Tuesday, February 25, 2014
Suicide is the 10th leading cause of death in our nation, and at least 90% of those who die by suicide were suffering from a mental illness, most often depression. Nearly 35 years ago, Catholic Charities began groundbreaking work by counseling the survivors of suicide; those family members and friends left behind when someone made the tragic decision to end their life. Our Loving Outreach to Survivors of Suicide (LOSS) program has helped thousands of people over the years. Our model of individual counseling by trained professionals and support groups facilitated by survivors has been recognized internationally. Today, Monsignor Boland is joined by Jessica Mead to discuss the LOSS program, and its upcoming fundraiser, Blossoms of Hope.

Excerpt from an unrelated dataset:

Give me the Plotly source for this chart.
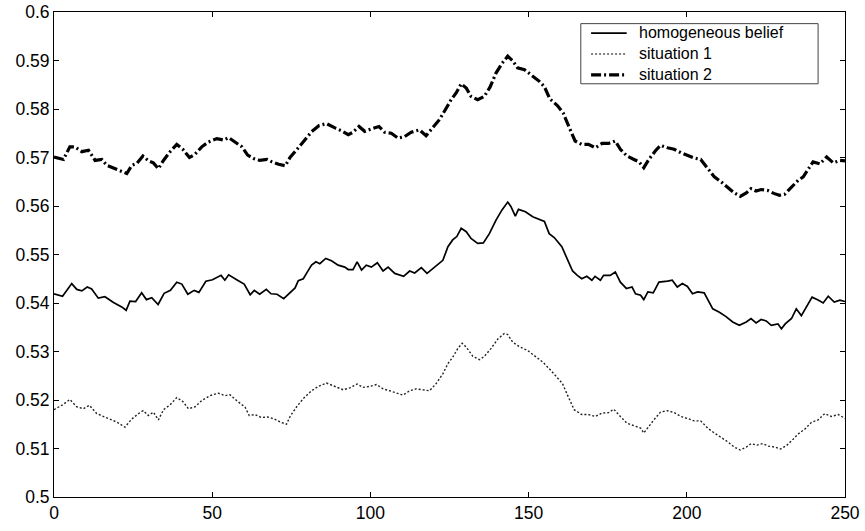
import plotly.graph_objects as go

# --- homogeneous belief ---
x_hom = [0, 2.7, 5.6, 7.2, 8.8, 10.5, 11.9, 14, 16.1, 18.8, 21.4, 22.8, 24, 25.8, 27.7, 29.2,
         30.9, 32.9, 34.8, 36.8, 38.8, 40.4, 42.3, 44.3, 45.8, 48, 50.1, 52.8, 54, 55.2, 58,
         60.1, 62, 63.3, 65, 67.1, 68.6, 70.5, 72.6, 74.6, 76.2, 77.2, 78.8, 79.8, 81.4, 82.8,
         84, 85.9, 87.7, 89.8, 91.9, 93, 94.5, 95.8, 97.2, 98.7, 100.3, 102.2, 104, 105.6,
         107.7, 110.5, 112.4, 114, 116.1, 117.9, 120.3, 122.9, 124.5, 126, 127.3, 128.7,
         130.3, 131.8, 133.9, 135.7, 137.6, 139.7, 141.6, 143.4, 144.4, 145.8, 146.8, 149,
         151.3, 153.6, 155, 156.5, 158.1, 160.5, 162.3, 163.9, 165.4, 166.8, 168.4, 170, 171,
         172.7, 173.7, 175.8, 177.4, 179, 180.9, 182.7, 183.8, 185.4, 186.4, 187.7, 189.4,
         191.2, 193.9, 195.4, 197, 198.6, 200.2, 201.8, 203.4, 205.5, 208.2, 210.3, 212.4,
         214.5, 216.6, 218.8, 220.3, 221.9, 223.5, 225.1, 226.7, 228.8, 229.9, 231.1, 233.1,
         234.6, 236.2, 237.8, 239.6, 241.5, 243.1, 244.7, 246.6, 248.4, 250]
y_hom = [0.5419, 0.5414, 0.5440, 0.5428, 0.5425, 0.5433, 0.5429, 0.5410, 0.5413, 0.5401, 0.5392,
         0.5385, 0.5404, 0.5403, 0.5421, 0.5407, 0.5411, 0.5397, 0.5420, 0.5426, 0.5443, 0.5439,
         0.5418, 0.5426, 0.5422, 0.5445, 0.5448, 0.5457, 0.5447, 0.5458, 0.5447, 0.5439, 0.5417,
         0.5426, 0.5418, 0.5428, 0.5419, 0.5418, 0.5409, 0.5421, 0.5431, 0.5446, 0.5450, 0.5461,
         0.5478, 0.5485, 0.5481, 0.5492, 0.5487, 0.5478, 0.5474, 0.5469, 0.5469, 0.5485, 0.5468,
         0.5478, 0.5474, 0.5483, 0.5466, 0.5474, 0.5461, 0.5455, 0.5466, 0.5462, 0.5473, 0.5461,
         0.5474, 0.5488, 0.5516, 0.5530, 0.5537, 0.5554, 0.5547, 0.5533, 0.5523, 0.5524, 0.5543,
         0.5571, 0.5592, 0.5608, 0.5599, 0.5579, 0.5593, 0.5588, 0.5578, 0.5571, 0.5568, 0.5543,
         0.5535, 0.5516, 0.5488, 0.5466, 0.5457, 0.5450, 0.5455, 0.5447, 0.5455, 0.5447, 0.5457,
         0.5457, 0.5464, 0.5443, 0.5430, 0.5433, 0.5419, 0.5416, 0.5407, 0.5423, 0.5421, 0.5443,
         0.5445, 0.5447, 0.5433, 0.5440, 0.5434, 0.5419, 0.5423, 0.5421, 0.5388, 0.5381, 0.5372,
         0.5361, 0.5354, 0.5361, 0.5368, 0.5359, 0.5366, 0.5363, 0.5354, 0.5357, 0.5347, 0.5357,
         0.5368, 0.5388, 0.5374, 0.5392, 0.5412, 0.5406, 0.5400, 0.5414, 0.5402, 0.5406, 0.5403]

# --- situation 1 ---
x_s1 = [0, 2.7, 5, 7.2, 9.3, 11.2, 13.5, 15.6, 17.7, 20, 22.4, 24.6, 26.7, 28.2, 29.8, 31.4, 33,
        34.6, 36.7, 38.8, 40.7, 42.5, 44.6, 46.7, 49.3, 51.9, 54.1, 55.6, 57.7, 60.4, 61.7, 63.5,
        65.5, 67.5, 69.6, 71.7, 73.5, 74.6, 76.7, 78.8, 81.4, 83.5, 86.1, 88.8, 91.4, 93.5, 95.8,
        97.7, 99.8, 101.9, 104, 106.1, 108.2, 110.3, 112.4, 114.5, 116.6, 118.7, 120.8, 122.9,
        124.5, 126, 127.6, 129, 130.3, 132.4, 134.5, 136, 138.1, 140.3, 142.3, 143.4, 145, 147.1,
        149.7, 152.3, 154.5, 156.6, 158.7, 160.7, 162.3, 164.4, 166.8, 168.9, 171.1, 173.2,
        175.3, 176.9, 179, 181.1, 183.3, 185.4, 186.4, 188, 189.6, 191.7, 193.9, 196, 198.1,
        200.2, 202.3, 204.4, 206.6, 208.7, 210.8, 212.9, 215, 216.9, 218.8, 220.3, 222.2, 224,
        225.8, 227.8, 229.7, 231.5, 233.6, 235.2, 237.3, 239.4, 241.5, 243.6, 245.7, 247.9, 250]
y_s1 = [0.5180, 0.5190, 0.5201, 0.5186, 0.5182, 0.5189, 0.5172, 0.5166, 0.5161, 0.5154, 0.5144,
        0.5161, 0.5172, 0.5178, 0.5168, 0.5175, 0.5159, 0.5180, 0.5190, 0.5205, 0.5197, 0.5182,
        0.5186, 0.5199, 0.5209, 0.5214, 0.5209, 0.5211, 0.5199, 0.5185, 0.5168, 0.5170, 0.5164,
        0.5165, 0.5161, 0.5154, 0.5150, 0.5166, 0.5186, 0.5203, 0.5219, 0.5228, 0.5235, 0.5227,
        0.5221, 0.5225, 0.5233, 0.5226, 0.5228, 0.5232, 0.5223, 0.5219, 0.5214, 0.5210, 0.5219,
        0.5223, 0.5221, 0.5219, 0.5234, 0.5254, 0.5275, 0.5288, 0.5306, 0.5317, 0.5309, 0.5290,
        0.5283, 0.5290, 0.5306, 0.5326, 0.5337, 0.5335, 0.5319, 0.5310, 0.5302, 0.5288, 0.5278,
        0.5264, 0.5248, 0.5234, 0.5210, 0.5180, 0.5170, 0.5170, 0.5166, 0.5173, 0.5174, 0.5181,
        0.5166, 0.5152, 0.5147, 0.5142, 0.5132, 0.5146, 0.5159, 0.5175, 0.5178, 0.5174, 0.5166,
        0.5162, 0.5157, 0.5157, 0.5142, 0.5132, 0.5123, 0.5114, 0.5103, 0.5097, 0.5103, 0.5110,
        0.5107, 0.5110, 0.5105, 0.5103, 0.5099, 0.5106, 0.5119, 0.5130, 0.5140, 0.5154, 0.5159,
        0.5172, 0.5166, 0.5170, 0.5162]

# --- situation 2 ---
x_s2 = [0, 3, 5, 6.6, 8.8, 10.9, 13, 15.1, 16.7, 19.3, 21.4, 23, 24.6, 26.2, 28.1, 29.9, 31.4, 33,
        34.6, 36.7, 38.8, 40.7, 42.8, 44.6, 46.7, 48.8, 51.5, 53.6, 55.2, 57.3, 59.4, 61.2, 63.1,
        65, 67.3, 68.9, 71, 73.1, 74.6, 76.7, 78.8, 81.4, 83.8, 86.1, 88.8, 90.9, 93, 94.5, 96.4,
        98.2, 100.3, 102.7, 104.5, 106.6, 108.7, 110.8, 112.9, 115.5, 117.6, 119.7, 121.8, 124,
        125.5, 127.1, 128.7, 130.3, 131.8, 133.9, 136, 137.8, 139.7, 141.6, 143.4, 145, 146.5,
        148.7, 151.3, 153.4, 155, 156.7, 159.1, 160.9, 162.7, 164.7, 166.8, 168.9, 171.1, 173.2,
        175.3, 177.4, 179, 181.1, 183.3, 184.9, 186.4, 188, 190.1, 191.7, 193.9, 196, 198.1,
        200.2, 202.3, 204.4, 206.6, 208.7, 210.8, 212.9, 215, 216.9, 218.8, 220.3, 221.9, 223.5,
        225.6, 227.5, 229.3, 230.9, 233.1, 235.2, 236.8, 238.3, 239.9, 242.1, 244.2, 246.3,
        248.4, 250]
y_s2 = [0.5701, 0.5696, 0.5722, 0.5722, 0.5712, 0.5715, 0.5694, 0.5696, 0.5684, 0.5677, 0.5670,
        0.5667, 0.5684, 0.5688, 0.5703, 0.5693, 0.5689, 0.5677, 0.5694, 0.5712, 0.5727, 0.5717,
        0.5700, 0.5707, 0.5722, 0.5732, 0.5739, 0.5736, 0.5741, 0.5732, 0.5722, 0.5705, 0.5698,
        0.5694, 0.5696, 0.5691, 0.5686, 0.5683, 0.5700, 0.5716, 0.5732, 0.5753, 0.5766, 0.5770,
        0.5761, 0.5755, 0.5747, 0.5752, 0.5764, 0.5754, 0.5759, 0.5764, 0.5752, 0.5750, 0.5740,
        0.5743, 0.5752, 0.5757, 0.5745, 0.5761, 0.5778, 0.5802, 0.5819, 0.5833, 0.5852, 0.5843,
        0.5826, 0.5819, 0.5826, 0.5845, 0.5874, 0.5894, 0.5909, 0.5899, 0.5885, 0.5881, 0.5868,
        0.5857, 0.5846, 0.5821, 0.5807, 0.5792, 0.5764, 0.5734, 0.5727, 0.5727, 0.5720, 0.5729,
        0.5729, 0.5734, 0.5717, 0.5703, 0.5696, 0.5691, 0.5679, 0.5696, 0.5714, 0.5725, 0.5720,
        0.5717, 0.5710, 0.5704, 0.5699, 0.5696, 0.5677, 0.5660, 0.5650, 0.5639, 0.5627, 0.5620,
        0.5627, 0.5636, 0.5631, 0.5634, 0.5632, 0.5626, 0.5622, 0.5624, 0.5639, 0.5653, 0.5660,
        0.5674, 0.5691, 0.5687, 0.5701, 0.5689, 0.5694, 0.5693]

x_ticks = [0, 50, 100, 150, 200, 250]
y_ticks = [0.5, 0.51, 0.52, 0.53, 0.54, 0.55, 0.56, 0.57, 0.58, 0.59, 0.6]
y_tick_text = ["0.5", "0.51", "0.52", "0.53", "0.54", "0.55", "0.56", "0.57", "0.58", "0.59", "0.6"]

series_names = ["homogeneous belief", "situation 1", "situation 2"]

FONT = "Liberation Sans, Arial, Helvetica, sans-serif"
LEGEND_FONT_SIZE = 16

styles = [
    dict(color="black", width=1.7),
    dict(color="#222", width=1.4, dash="2px,2px"),
    dict(color="black", width=3.2, dash="10px,3px,2px,3px"),
]

fig = go.Figure()
for xs, ys, name, style in zip([x_hom, x_s1, x_s2], [y_hom, y_s1, y_s2], series_names, styles):
    fig.add_trace(go.Scatter(x=xs, y=ys, mode="lines", name=name, line=style,
                             showlegend=False))

# Boxed legend in the upper right corner, laid out in paper coordinates;
# the three labels share one text block so the rows follow its line spacing.
box_x0, box_x1, box_y0, box_y1 = 0.666, 0.966, 0.852, 0.976
sample_x0, sample_x1, label_x = 0.679, 0.724, 0.738
row_y = [0.9565, 0.9135, 0.8705]

shapes = [dict(type="rect", xref="paper", yref="paper", x0=box_x0, x1=box_x1,
               y0=box_y0, y1=box_y1, line=dict(color="#444", width=1),
               fillcolor="white", layer="above")]
for style, yy in zip(styles, row_y):
    sample_style = dict(style)
    if sample_style.get("dash") == "2px,2px":
        sample_style["color"] = "#555"
    shapes.append(dict(type="line", xref="paper", yref="paper", x0=sample_x0, x1=sample_x1,
                       y0=yy, y1=yy, line=sample_style, layer="above"))

annotations = [dict(xref="paper", yref="paper", x=label_x, y=row_y[1],
                    text="<br>".join(series_names), align="left",
                    showarrow=False, xanchor="left", yanchor="middle", borderpad=0,
                    font=dict(family=FONT, size=LEGEND_FONT_SIZE, color="black"))]

axis_common = dict(showgrid=False, zeroline=False, showline=True, linecolor="black",
                   linewidth=1, mirror="allticks", ticks="inside", ticklen=5,
                   tickcolor="black", automargin=False,
                   tickfont=dict(family=FONT, size=17.5, color="black"))

fig.update_xaxes(range=[0, 250], tickvals=x_ticks, **axis_common)
fig.update_yaxes(range=[0.5, 0.6], tickvals=y_ticks, ticktext=y_tick_text, **axis_common)

fig.update_layout(
    width=865, height=531,
    margin=dict(l=54, r=20, t=12, b=34),
    paper_bgcolor="white", plot_bgcolor="white",
    font=dict(family=FONT, color="black"),
    showlegend=False,
    shapes=shapes,
    annotations=annotations,
)

fig.write_html("out.html")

Catholic Charities’ Safety Net Helps the Unemployed

Tuesday, February 11, 2014
Though the nation’s unemployment rate has dropped since the height of the recession, Illinois still has one of the highest unemployment rates for adults. For youth, the rate is even higher, as they face competition for low-wage jobs by adults who are underemployed. Many jobs also do not pay enough to keep families out of poverty. Catholic Charities operates employment programs as well as “safety net” services such as food pantries, shelters, and affordable housing which many families need to make ends meet. Today, Monsignor Boland is joined by Bertel Smith, who heads up Catholic Charities Veterans Employment Program, and Karen Moore, who oversees youth employment programs, to discuss the complex challenge presented by unemployment.

Mental Wellness in Winter

Tuesday, January 28, 2014
In January in Chicago, we typically have 13 or fewer days with significant sun. This can lead to a state of depression known as Seasonal Affective Disorder (SAD), or its milder form, the “winter blues.” The National Alliance on Mental Illness reports that 1 in 5 people in the U.S. can be affected by SAD each year. This is one reason that January is designated as “Mental Wellness Month.” Catholic Charities has several programs that support mental health. Monsignor Boland is joined today by two of Catholic Charities mental health experts and counselors, Deborah Major, Ph.D., and Bob Arvidson, LCPC, to discuss mental wellness in winter.